TASK DETAILS:
Drop every picture. Then return, exactly, the lines from the beginning of the listing below through the one containing "405.4,408.4];".

GIVEN DATA:
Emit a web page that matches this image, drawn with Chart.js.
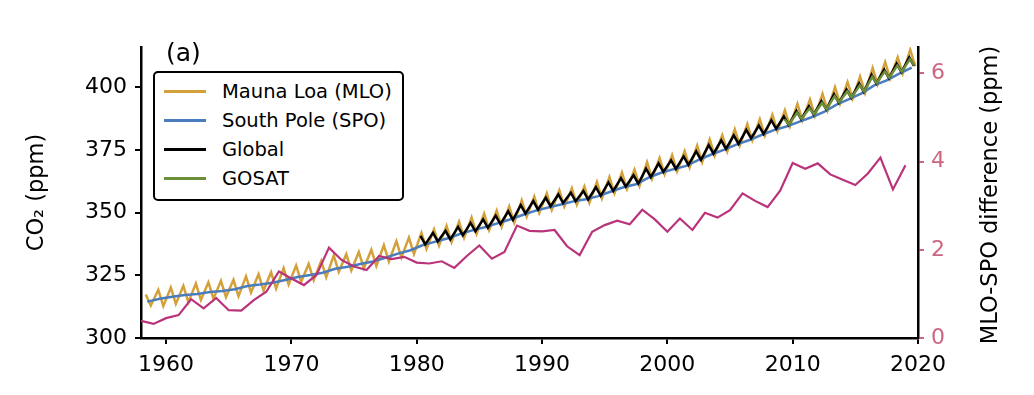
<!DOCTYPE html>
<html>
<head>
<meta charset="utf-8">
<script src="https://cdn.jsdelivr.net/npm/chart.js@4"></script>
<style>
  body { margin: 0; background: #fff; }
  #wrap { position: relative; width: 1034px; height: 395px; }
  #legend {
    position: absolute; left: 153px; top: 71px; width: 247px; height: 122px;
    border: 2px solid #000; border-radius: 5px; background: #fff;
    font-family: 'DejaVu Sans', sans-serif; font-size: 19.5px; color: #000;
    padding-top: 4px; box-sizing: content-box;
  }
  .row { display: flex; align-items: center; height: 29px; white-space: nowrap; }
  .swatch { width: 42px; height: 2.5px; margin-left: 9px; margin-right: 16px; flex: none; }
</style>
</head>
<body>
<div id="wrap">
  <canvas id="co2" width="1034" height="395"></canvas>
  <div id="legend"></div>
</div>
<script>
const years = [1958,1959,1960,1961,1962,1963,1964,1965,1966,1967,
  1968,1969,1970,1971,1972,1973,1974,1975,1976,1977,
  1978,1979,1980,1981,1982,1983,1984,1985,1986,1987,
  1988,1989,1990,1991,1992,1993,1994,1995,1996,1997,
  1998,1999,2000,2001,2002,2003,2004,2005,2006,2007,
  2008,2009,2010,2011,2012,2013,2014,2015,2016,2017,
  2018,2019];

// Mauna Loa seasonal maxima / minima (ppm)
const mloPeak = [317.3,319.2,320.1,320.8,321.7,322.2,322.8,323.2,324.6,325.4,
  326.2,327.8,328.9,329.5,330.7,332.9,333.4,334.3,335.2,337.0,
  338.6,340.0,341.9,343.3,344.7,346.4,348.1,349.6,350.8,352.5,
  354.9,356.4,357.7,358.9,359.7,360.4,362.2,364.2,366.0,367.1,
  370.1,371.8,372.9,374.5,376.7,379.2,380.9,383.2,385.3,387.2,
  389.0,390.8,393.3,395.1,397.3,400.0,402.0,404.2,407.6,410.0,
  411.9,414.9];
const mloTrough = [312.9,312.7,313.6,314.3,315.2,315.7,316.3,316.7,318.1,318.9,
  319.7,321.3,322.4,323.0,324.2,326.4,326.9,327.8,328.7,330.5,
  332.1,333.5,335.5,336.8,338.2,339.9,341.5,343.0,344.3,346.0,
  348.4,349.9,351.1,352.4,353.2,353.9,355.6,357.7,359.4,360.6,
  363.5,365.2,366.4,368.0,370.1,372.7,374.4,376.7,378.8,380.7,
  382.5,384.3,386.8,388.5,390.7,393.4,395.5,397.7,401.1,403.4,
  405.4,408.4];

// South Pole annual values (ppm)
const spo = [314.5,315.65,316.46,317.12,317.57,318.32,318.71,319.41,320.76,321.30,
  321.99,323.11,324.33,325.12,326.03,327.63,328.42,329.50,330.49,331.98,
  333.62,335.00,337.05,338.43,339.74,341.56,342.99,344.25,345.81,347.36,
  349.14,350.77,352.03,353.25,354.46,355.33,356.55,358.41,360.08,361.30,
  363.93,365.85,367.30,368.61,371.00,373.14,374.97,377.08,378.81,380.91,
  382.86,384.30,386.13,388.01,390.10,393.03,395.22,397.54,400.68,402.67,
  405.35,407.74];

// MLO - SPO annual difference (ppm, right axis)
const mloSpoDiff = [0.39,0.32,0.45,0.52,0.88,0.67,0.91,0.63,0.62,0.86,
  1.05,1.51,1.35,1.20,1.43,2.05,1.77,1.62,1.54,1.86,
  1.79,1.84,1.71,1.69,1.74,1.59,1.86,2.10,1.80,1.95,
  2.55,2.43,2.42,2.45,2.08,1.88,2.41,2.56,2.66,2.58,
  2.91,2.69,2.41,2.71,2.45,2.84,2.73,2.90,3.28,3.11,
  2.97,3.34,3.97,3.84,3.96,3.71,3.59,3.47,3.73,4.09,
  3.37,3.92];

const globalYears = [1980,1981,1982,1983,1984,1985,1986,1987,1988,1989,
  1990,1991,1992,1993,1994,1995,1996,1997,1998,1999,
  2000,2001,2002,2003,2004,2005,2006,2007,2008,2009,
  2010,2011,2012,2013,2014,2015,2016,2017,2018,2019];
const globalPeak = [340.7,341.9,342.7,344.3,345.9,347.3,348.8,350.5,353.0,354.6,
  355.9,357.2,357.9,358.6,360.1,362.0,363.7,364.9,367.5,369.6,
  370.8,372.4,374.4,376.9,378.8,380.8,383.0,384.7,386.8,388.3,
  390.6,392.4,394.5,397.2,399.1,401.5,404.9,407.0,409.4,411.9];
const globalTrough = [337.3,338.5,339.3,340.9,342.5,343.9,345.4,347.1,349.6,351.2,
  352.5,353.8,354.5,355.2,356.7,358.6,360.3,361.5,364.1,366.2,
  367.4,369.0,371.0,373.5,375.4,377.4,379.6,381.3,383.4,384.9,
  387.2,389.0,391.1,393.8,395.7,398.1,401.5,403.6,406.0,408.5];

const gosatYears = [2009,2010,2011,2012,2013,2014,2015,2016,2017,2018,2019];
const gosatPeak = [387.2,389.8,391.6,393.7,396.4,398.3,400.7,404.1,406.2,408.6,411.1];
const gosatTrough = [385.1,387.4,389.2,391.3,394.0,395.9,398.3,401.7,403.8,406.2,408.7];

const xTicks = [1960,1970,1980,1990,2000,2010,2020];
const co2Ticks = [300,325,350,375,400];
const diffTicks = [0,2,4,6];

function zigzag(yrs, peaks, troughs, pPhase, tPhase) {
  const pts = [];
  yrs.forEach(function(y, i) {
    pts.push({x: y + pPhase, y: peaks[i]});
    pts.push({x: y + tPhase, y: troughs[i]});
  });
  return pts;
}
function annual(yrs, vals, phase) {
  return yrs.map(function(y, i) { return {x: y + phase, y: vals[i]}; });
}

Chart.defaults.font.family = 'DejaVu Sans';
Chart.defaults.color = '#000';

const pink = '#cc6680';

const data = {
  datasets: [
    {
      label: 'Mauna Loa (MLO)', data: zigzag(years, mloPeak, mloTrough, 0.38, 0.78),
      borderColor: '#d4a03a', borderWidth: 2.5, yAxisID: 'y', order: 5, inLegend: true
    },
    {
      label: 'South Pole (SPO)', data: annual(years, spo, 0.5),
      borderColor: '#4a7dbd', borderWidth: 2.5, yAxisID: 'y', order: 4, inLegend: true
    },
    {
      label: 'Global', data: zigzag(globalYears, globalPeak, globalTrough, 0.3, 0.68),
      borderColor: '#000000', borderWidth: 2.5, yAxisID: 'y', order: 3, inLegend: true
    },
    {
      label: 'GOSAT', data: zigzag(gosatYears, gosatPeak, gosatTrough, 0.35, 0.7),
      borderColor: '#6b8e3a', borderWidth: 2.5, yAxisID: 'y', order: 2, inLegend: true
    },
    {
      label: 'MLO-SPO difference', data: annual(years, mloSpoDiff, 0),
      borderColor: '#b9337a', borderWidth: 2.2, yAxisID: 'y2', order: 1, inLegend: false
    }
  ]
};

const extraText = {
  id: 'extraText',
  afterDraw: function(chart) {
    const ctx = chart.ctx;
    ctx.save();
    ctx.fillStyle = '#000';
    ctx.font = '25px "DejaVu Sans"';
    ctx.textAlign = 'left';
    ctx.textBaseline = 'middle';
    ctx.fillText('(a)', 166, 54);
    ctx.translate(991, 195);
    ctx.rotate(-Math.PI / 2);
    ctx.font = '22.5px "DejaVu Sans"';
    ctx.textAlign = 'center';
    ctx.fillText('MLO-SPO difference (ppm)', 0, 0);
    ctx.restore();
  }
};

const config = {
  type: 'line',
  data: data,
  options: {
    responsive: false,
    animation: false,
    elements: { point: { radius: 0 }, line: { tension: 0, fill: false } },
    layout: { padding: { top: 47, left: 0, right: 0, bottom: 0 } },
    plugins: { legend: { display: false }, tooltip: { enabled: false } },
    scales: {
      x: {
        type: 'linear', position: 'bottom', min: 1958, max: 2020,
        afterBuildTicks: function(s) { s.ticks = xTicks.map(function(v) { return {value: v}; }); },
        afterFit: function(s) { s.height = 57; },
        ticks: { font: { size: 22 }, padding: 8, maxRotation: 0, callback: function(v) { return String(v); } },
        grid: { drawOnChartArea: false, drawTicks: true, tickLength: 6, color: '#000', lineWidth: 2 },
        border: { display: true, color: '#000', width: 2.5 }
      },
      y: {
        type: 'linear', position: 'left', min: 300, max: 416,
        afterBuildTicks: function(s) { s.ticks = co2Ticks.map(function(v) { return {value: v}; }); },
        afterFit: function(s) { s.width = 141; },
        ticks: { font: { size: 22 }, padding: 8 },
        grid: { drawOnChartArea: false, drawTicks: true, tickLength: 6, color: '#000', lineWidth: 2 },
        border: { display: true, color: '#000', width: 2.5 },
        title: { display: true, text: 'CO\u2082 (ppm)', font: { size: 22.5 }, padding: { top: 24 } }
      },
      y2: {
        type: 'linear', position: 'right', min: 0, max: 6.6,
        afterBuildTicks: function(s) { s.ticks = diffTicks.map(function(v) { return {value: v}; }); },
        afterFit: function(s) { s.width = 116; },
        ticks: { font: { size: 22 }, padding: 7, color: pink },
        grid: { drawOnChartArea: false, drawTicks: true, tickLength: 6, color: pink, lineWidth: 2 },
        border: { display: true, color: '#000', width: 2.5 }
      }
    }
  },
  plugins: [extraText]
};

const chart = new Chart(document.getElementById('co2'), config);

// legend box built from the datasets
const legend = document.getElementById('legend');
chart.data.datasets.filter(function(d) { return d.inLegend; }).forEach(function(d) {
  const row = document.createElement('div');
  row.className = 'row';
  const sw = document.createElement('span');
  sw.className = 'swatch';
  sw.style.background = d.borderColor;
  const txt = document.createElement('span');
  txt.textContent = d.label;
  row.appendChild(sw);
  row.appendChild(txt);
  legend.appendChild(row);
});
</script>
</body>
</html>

THE OUTPUT:
Emit a web page that matches this image, drawn with Chart.js.
<!DOCTYPE html>
<html>
<head>
<meta charset="utf-8">
<script src="https://cdn.jsdelivr.net/npm/chart.js@4"></script>
<style>
  body { margin: 0; background: #fff; }
  #wrap { position: relative; width: 1034px; height: 395px; }
  #legend {
    position: absolute; left: 153px; top: 71px; width: 247px; height: 122px;
    border: 2px solid #000; border-radius: 5px; background: #fff;
    font-family: 'DejaVu Sans', sans-serif; font-size: 19.5px; color: #000;
    padding-top: 4px; box-sizing: content-box;
  }
  .row { display: flex; align-items: center; height: 29px; white-space: nowrap; }
  .swatch { width: 42px; height: 2.5px; margin-left: 9px; margin-right: 16px; flex: none; }
</style>
</head>
<body>
<div id="wrap">
  <canvas id="co2" width="1034" height="395"></canvas>
  <div id="legend"></div>
</div>
<script>
const years = [1958,1959,1960,1961,1962,1963,1964,1965,1966,1967,
  1968,1969,1970,1971,1972,1973,1974,1975,1976,1977,
  1978,1979,1980,1981,1982,1983,1984,1985,1986,1987,
  1988,1989,1990,1991,1992,1993,1994,1995,1996,1997,
  1998,1999,2000,2001,2002,2003,2004,2005,2006,2007,
  2008,2009,2010,2011,2012,2013,2014,2015,2016,2017,
  2018,2019];

// Mauna Loa seasonal maxima / minima (ppm)
const mloPeak = [317.3,319.2,320.1,320.8,321.7,322.2,322.8,323.2,324.6,325.4,
  326.2,327.8,328.9,329.5,330.7,332.9,333.4,334.3,335.2,337.0,
  338.6,340.0,341.9,343.3,344.7,346.4,348.1,349.6,350.8,352.5,
  354.9,356.4,357.7,358.9,359.7,360.4,362.2,364.2,366.0,367.1,
  370.1,371.8,372.9,374.5,376.7,379.2,380.9,383.2,385.3,387.2,
  389.0,390.8,393.3,395.1,397.3,400.0,402.0,404.2,407.6,410.0,
  411.9,414.9];
const mloTrough = [312.9,312.7,313.6,314.3,315.2,315.7,316.3,316.7,318.1,318.9,
  319.7,321.3,322.4,323.0,324.2,326.4,326.9,327.8,328.7,330.5,
  332.1,333.5,335.5,336.8,338.2,339.9,341.5,343.0,344.3,346.0,
  348.4,349.9,351.1,352.4,353.2,353.9,355.6,357.7,359.4,360.6,
  363.5,365.2,366.4,368.0,370.1,372.7,374.4,376.7,378.8,380.7,
  382.5,384.3,386.8,388.5,390.7,393.4,395.5,397.7,401.1,403.4,
  405.4,408.4];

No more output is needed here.